Au-delà des chiffres, l’ambition est de transformer la rente minière en capital humain. Bourses pour les filières techniques, mutualisation des risques dans les assurances agricoles et lancement d’un grand programme de santé communautaire figurent parmi les priorités. Pour l’économiste Mohammed Camara, « l’enjeu n’est pas seulement macroéconomique ; il est de montrer à chaque village que le fer de Simandou peut irriguer sa clinique ou son école. »
Résonances régionales pour la jeunesse d’Afrique centrale
Depuis Brazzaville, nombre de jeunes adultes observent le cas guinéen comme un miroir potentiel. La République du Congo, riche de son pétrole et de ses forêts, s’interroge également sur la meilleure façon de fixer la valeur ajoutée sur son sol. La création en 2022 du Fonds d’impact pour les générations futures va dans le même sens que le dispositif financier imaginé à Conakry, même si les échelles diffèrent.
La logique guinéenne confirme que l’industrialisation n’implique pas un divorce avec l’environnement ni un rejet des partenariats internationaux. Elle suggère plutôt une méthode : passer d’une logique de concessions à celle de chaînes complètes, depuis l’extraction jusqu’au produit fini. Pour la jeunesse congolaise, souvent tiraillée entre désir entrepreneurial et crainte de l’exode, cette trajectoire offre un récit alternatif où investir localement devient compatible avec une ambition mondiale.

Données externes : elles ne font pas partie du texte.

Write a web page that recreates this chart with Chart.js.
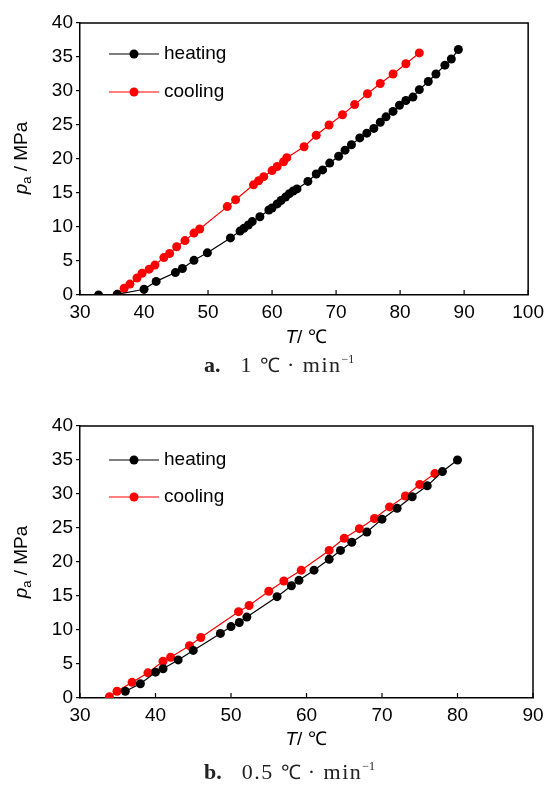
<!DOCTYPE html>
<html><head><meta charset="utf-8">
<script src="https://cdn.jsdelivr.net/npm/chart.js@4.4.1/dist/chart.umd.min.js"></script>
<style>
html,body{margin:0;padding:0;background:#fff;}
body{width:550px;height:785px;position:relative;overflow:hidden;}
.box{position:absolute;left:0;width:550px;height:325px;}
.sans{font-family:'Liberation Sans',Arial,sans-serif;font-size:19px;color:#000;}
.xt{position:absolute;transform:translate(-50%,-50%);white-space:nowrap;}
.yt{position:absolute;transform:translate(-50%,-50%) rotate(-90deg);white-space:nowrap;}
.yt sub{font-size:13px;vertical-align:-4px;}
.cap{position:absolute;font-family:'Liberation Serif','DejaVu Serif',serif;font-size:22px;color:#222;white-space:nowrap;transform:translateY(-50%);letter-spacing:1.5px;}
.cap b{margin-right:20px;letter-spacing:0;}
.cap .u{font-family:'Liberation Sans',Arial,sans-serif;font-size:20px;letter-spacing:0;}
.cap sup{font-size:12px;vertical-align:9px;letter-spacing:0;}
</style></head>
<body>
<div class="box" style="top:0px"><canvas id="ca"></canvas></div>
<div class="box" style="top:403px"><canvas id="cb"></canvas></div>
<div class="xt sans" style="left:306px;top:336px"><i>T</i>/ ℃</div>
<div class="xt sans" style="left:306px;top:738px"><i>T</i>/ ℃</div>
<div class="yt sans" style="left:22px;top:158px"><i>p</i><sub>a</sub> / MPa</div>
<div class="yt sans" style="left:22px;top:562px"><i>p</i><sub>a</sub> / MPa</div>
<div class="cap" style="left:204px;top:364px"><b>a.</b>1 <span class="u">℃</span> · min<sup>−1</sup></div>
<div class="cap" style="left:204px;top:771px"><b>b.</b>0.5 <span class="u">℃</span> · min<sup>−1</sup></div>
<script>
// ---- data: (a) 1 ℃/min ----
const heatA_T = [32.9, 35.8, 40.0, 41.9, 44.9, 46.0, 47.8, 49.9, 53.5, 55.0, 55.6, 56.3, 56.9, 58.1, 59.5, 60.0, 60.8, 61.4, 62.1, 62.7, 63.3, 63.9, 65.6, 66.9, 67.9, 69.0, 70.4, 71.4, 72.4, 73.7, 74.8, 75.9, 76.9, 77.8, 78.9, 79.9, 80.9, 82.0, 83.0, 84.4, 85.6, 87.0, 88.0, 89.1];
const heatA_p = [0.0, 0.1, 0.85, 2.0, 3.3, 3.9, 5.1, 6.2, 8.4, 9.4, 9.8, 10.3, 10.8, 11.5, 12.5, 12.8, 13.4, 13.9, 14.4, 14.9, 15.3, 15.6, 16.7, 17.8, 18.4, 19.4, 20.4, 21.3, 22.1, 23.1, 23.8, 24.5, 25.4, 26.2, 27.0, 27.9, 28.6, 29.1, 30.2, 31.4, 32.5, 33.8, 34.7, 36.1];
const coolA_T = [35.9, 36.9, 37.8, 38.9, 39.7, 40.8, 41.7, 43.1, 44.0, 45.1, 46.4, 47.8, 48.7, 53.0, 54.3, 57.1, 57.9, 58.7, 60.0, 60.8, 61.8, 62.3, 65.0, 66.9, 68.9, 71.0, 72.9, 74.9, 76.9, 78.9, 80.9, 83.0];
const coolA_p = [0.1, 1.0, 1.6, 2.5, 3.2, 3.8, 4.4, 5.5, 6.1, 7.1, 8.0, 9.1, 9.7, 13.0, 14.0, 16.2, 16.8, 17.4, 18.3, 18.9, 19.6, 20.2, 21.8, 23.5, 25.0, 26.5, 28.0, 29.6, 31.1, 32.5, 34.0, 35.6];
// ---- data: (b) 0.5 ℃/min ----
const heatB_T = [36.0, 38.0, 40.0, 41.0, 43.0, 45.0, 48.6, 50.0, 51.1, 52.1, 56.1, 58.0, 59.0, 61.0, 63.0, 64.5, 66.0, 68.0, 70.0, 72.0, 74.0, 76.0, 78.0, 80.0];
const heatB_p = [1.0, 2.1, 3.8, 4.3, 5.6, 7.0, 9.5, 10.5, 11.1, 11.9, 14.9, 16.5, 17.3, 18.8, 20.4, 21.7, 22.9, 24.4, 26.3, 27.9, 29.6, 31.2, 33.3, 35.0];
const coolB_T = [33.9, 34.9, 36.9, 39.0, 41.0, 42.0, 44.5, 46.0, 51.0, 52.4, 55.0, 57.0, 59.3, 63.0, 65.0, 67.0, 69.0, 71.0, 73.1, 75.0, 77.0];
const coolB_p = [0.2, 1.0, 2.3, 3.7, 5.4, 6.0, 7.7, 8.9, 12.7, 13.6, 15.7, 17.2, 18.8, 21.7, 23.5, 24.9, 26.4, 28.1, 29.7, 31.4, 33.0];
const seriesNames = ['heating', 'cooling'];
const xMaxA = 100, xMaxB = 90, yMax = 40;

const FONT = "'Liberation Sans',Arial,sans-serif";
const FS = 19;
const zip = (a, b) => a.map((v, i) => ({x: v, y: b[i]}));

const framePlugin = {
  id: 'frame',
  afterDraw(chart, args, opts) {
    const {ctx, chartArea: a, scales: {x}} = chart;
    ctx.save();
    ctx.strokeStyle = '#000';
    ctx.lineWidth = 1.5;
    ctx.beginPath();
    ctx.moveTo(a.left, a.top); ctx.lineTo(a.right, a.top); ctx.lineTo(a.right, a.bottom);
    ctx.stroke();
    ctx.lineWidth = 1.2;
    x.ticks.forEach(t => {
      const px = x.getPixelForValue(t.value);
      ctx.beginPath(); ctx.moveTo(px, a.bottom); ctx.lineTo(px, a.bottom - 5); ctx.stroke();
    });
    // legend
    const ys = opts.legendY;
    chart.data.datasets.forEach((ds, i) => {
      const y = a.top + ys[i];
      const x0 = a.left + 29, x1 = a.left + 79, xm = a.left + 54;
      ctx.strokeStyle = ds.borderColor; ctx.lineWidth = 1.2;
      ctx.beginPath(); ctx.moveTo(x0, y); ctx.lineTo(x1, y); ctx.stroke();
      ctx.fillStyle = ds.pointBackgroundColor;
      ctx.beginPath(); ctx.arc(xm, y, 4.5, 0, Math.PI * 2); ctx.fill();
      ctx.fillStyle = '#000';
      ctx.font = FS + 'px ' + FONT;
      ctx.textBaseline = 'middle';
      ctx.textAlign = 'left';
      ctx.fillText(ds.label, a.left + 84, y);
    });
    ctx.restore();
  }
};

function makeChart(id, hT, hP, cT, cP, xMax, legendY) {
  const mk = (label, T, P, col) => ({
    label, data: zip(T, P), showLine: true,
    borderColor: col, borderWidth: 1.2,
    pointBackgroundColor: col, pointBorderWidth: 0,
    pointRadius: 4.5, pointHoverRadius: 4.5
  });
  return new Chart(document.getElementById(id), {
    type: 'scatter',
    data: {datasets: [mk(seriesNames[0], hT, hP, '#000000'), mk(seriesNames[1], cT, cP, '#ff0000')]},
    options: {
      responsive: true, maintainAspectRatio: false, animation: false,
      events: [],
      layout: {padding: {top: 23, right: 17, left: 0, bottom: 0}},
      plugins: {legend: {display: false}, tooltip: {enabled: false}, frame: {legendY}},
      scales: {
        x: {
          type: 'linear', min: 30, max: xMax,
          ticks: {stepSize: 10, color: '#000', padding: 6, font: {family: FONT, size: FS}},
          grid: {display: true, drawOnChartArea: false, drawTicks: false},
          border: {display: true, color: '#000', width: 1.5},
          afterFit(s) { s.height = 30; }
        },
        y: {
          min: 0, max: yMax,
          ticks: {stepSize: 5, color: '#000', padding: 3, font: {family: FONT, size: FS}},
          grid: {display: true, drawOnChartArea: false, drawTicks: true, tickLength: 4, color: '#000', lineWidth: 1.2},
          border: {display: true, color: '#000', width: 1.5},
          afterFit(s) { s.width = 80; }
        }
      }
    },
    plugins: [framePlugin]
  });
}
makeChart('ca', heatA_T, heatA_p, coolA_T, coolA_p, xMaxA, [31, 69]);
makeChart('cb', heatB_T, heatB_p, coolB_T, coolB_p, xMaxB, [34, 71]);
</script>
</body></html>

Vers une mondialisation à valeur partagée
En dernière analyse, Simandou 2040 ne se limite pas au fer ni même à la Guinée ; il représente la tentative d’un pays africain de réécrire les règles du commerce mondial à son bénéfice. Si les défis restent considérables – intégrité institutionnelle, stabilité sécuritaire, volatilité des cours –, la méthode d’ouverture pluraliste et de transformation locale ouvre un sillon qui pourrait inspirer d’autres capitales du continent.

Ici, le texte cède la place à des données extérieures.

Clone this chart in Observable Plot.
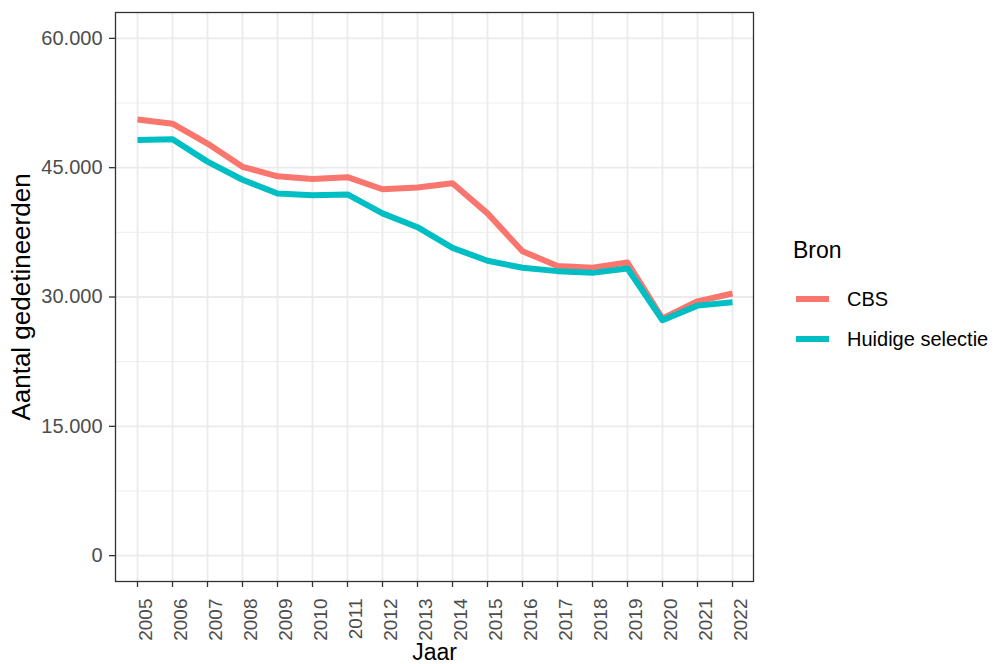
<!DOCTYPE html>
<html>
<head>
<meta charset="utf-8">
<script src="https://cdn.jsdelivr.net/npm/d3@7"></script>
<script src="https://cdn.jsdelivr.net/npm/@observablehq/plot@0.6"></script>
<style>
  html, body { margin: 0; padding: 0; background: #fff; }
  #wrap { position: relative; width: 995px; height: 664px; font-family: "Liberation Sans", Arial, sans-serif; }
  #wrap svg { font-family: "Liberation Sans", Arial, sans-serif; }
  g[aria-label="y-axis tick label"] { font-size: 20px; fill: #4d4d4d; }
  g[aria-label="x-axis tick label"] { font-size: 19px; fill: #4d4d4d; }
  g[aria-label="y-axis label"] { font-size: 26px; fill: #000; }
  g[aria-label="x-axis label"] { font-size: 23px; fill: #000; }
  #legend { position: absolute; left: 793px; top: 239px; color: #000; }
  #legend .title { font-size: 23px; line-height: 23px; margin-bottom: 17px; }
  #legend .row { display: flex; align-items: center; height: 40px; }
  #legend .key { width: 33px; height: 6px; margin-left: 3px; margin-right: 18px; }
  #legend .lab { font-size: 20px; }
</style>
</head>
<body>
<div id="wrap"></div>
<script>
// Data
const years = [2005, 2006, 2007, 2008, 2009, 2010, 2011, 2012, 2013, 2014, 2015, 2016, 2017, 2018, 2019, 2020, 2021, 2022];
const cbs = [50600, 50100, 47800, 45100, 44000, 43700, 43900, 42500, 42700, 43200, 39700, 35300, 33600, 33400, 34000, 27500, 29500, 30400];
const huidigeSelectie = [48200, 48300, 45700, 43600, 42000, 41800, 41900, 39700, 38100, 35700, 34200, 33400, 33000, 32800, 33300, 27300, 29000, 29400];
const seriesNames = ["CBS", "Huidige selectie"];
const seriesColors = ["#F8766D", "#00BFC4"];
const yMajorTicks = [0, 15000, 30000, 45000, 60000];
const yMinorTicks = [7500, 22500, 37500, 52500];
const xTitle = "Jaar";
const yTitle = "Aantal gedetineerden";
const legendTitle = "Bron";

const seriesValues = [cbs, huidigeSelectie];
const data = [];
seriesNames.forEach((name, i) => {
  years.forEach((yr, j) => data.push({ year: yr, value: seriesValues[i][j], bron: name }));
});

const fmt = v => d3.format(",")(v).replace(/,/g, ".");

const plot = Plot.plot({
  width: 995,
  height: 664,
  marginLeft: 115,
  marginRight: 242,
  marginTop: 12,
  marginBottom: 83,
  x: { type: "point", domain: years, padding: 0.6 },
  y: { domain: [-3000, 63000] },
  color: { domain: seriesNames, range: seriesColors },
  marks: [
    Plot.ruleY(yMinorTicks, { stroke: "#ebebeb", strokeWidth: 0.9 }),
    Plot.ruleY(yMajorTicks, { stroke: "#ebebeb", strokeWidth: 1.8 }),
    Plot.ruleX(years, { stroke: "#ebebeb", strokeWidth: 1.8 }),
    Plot.line(data, { x: "year", y: "value", z: "bron", stroke: "bron", strokeWidth: 6, strokeLinecap: "butt", strokeLinejoin: "round" }),
    Plot.frame({ stroke: "#333333", strokeWidth: 1.3 }),
    Plot.axisY({ ticks: yMajorTicks, tickFormat: fmt, tickSize: 6, tickPadding: 7, stroke: "#333333", strokeWidth: 1.3,
      label: yTitle, labelAnchor: "center", labelArrow: "none", labelOffset: 104 }),
    Plot.axisX({ ticks: years, tickSize: 6, tickFormat: () => "", stroke: "#333333", strokeWidth: 1.3,
      label: xTitle, labelAnchor: "center", labelArrow: "none", labelOffset: 78 }),
    Plot.axisX({ ticks: years, tickSize: 0, tickRotate: -90, tickPadding: 13, dx: 8, dy: 4, tickFormat: d => String(d),
      label: null })
  ]
});

const wrap = document.getElementById("wrap");
wrap.appendChild(plot);

// Legend
const legend = document.createElement("div");
legend.id = "legend";
const t = document.createElement("div");
t.className = "title";
t.textContent = legendTitle;
legend.appendChild(t);
seriesNames.forEach((name, i) => {
  const row = document.createElement("div");
  row.className = "row";
  const key = document.createElement("div");
  key.className = "key";
  key.style.background = seriesColors[i];
  const lab = document.createElement("div");
  lab.className = "lab";
  lab.textContent = name;
  row.appendChild(key);
  row.appendChild(lab);
  legend.appendChild(row);
});
wrap.appendChild(legend);
</script>
</body>
</html>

Pour le Congo-Brazzaville comme pour ses voisins, la leçon est claire : les ressources naturelles constituent un point de départ, non une finalité. L’avenir appartiendra aux nations capables de coupler leurs atouts géologiques à un capital humain formé et à une gouvernance financière rigoureuse. Simandou 2040 offre à cet égard une boussole et rappelle qu’une mondialisation réinventée est d’abord une mondialisation négociée.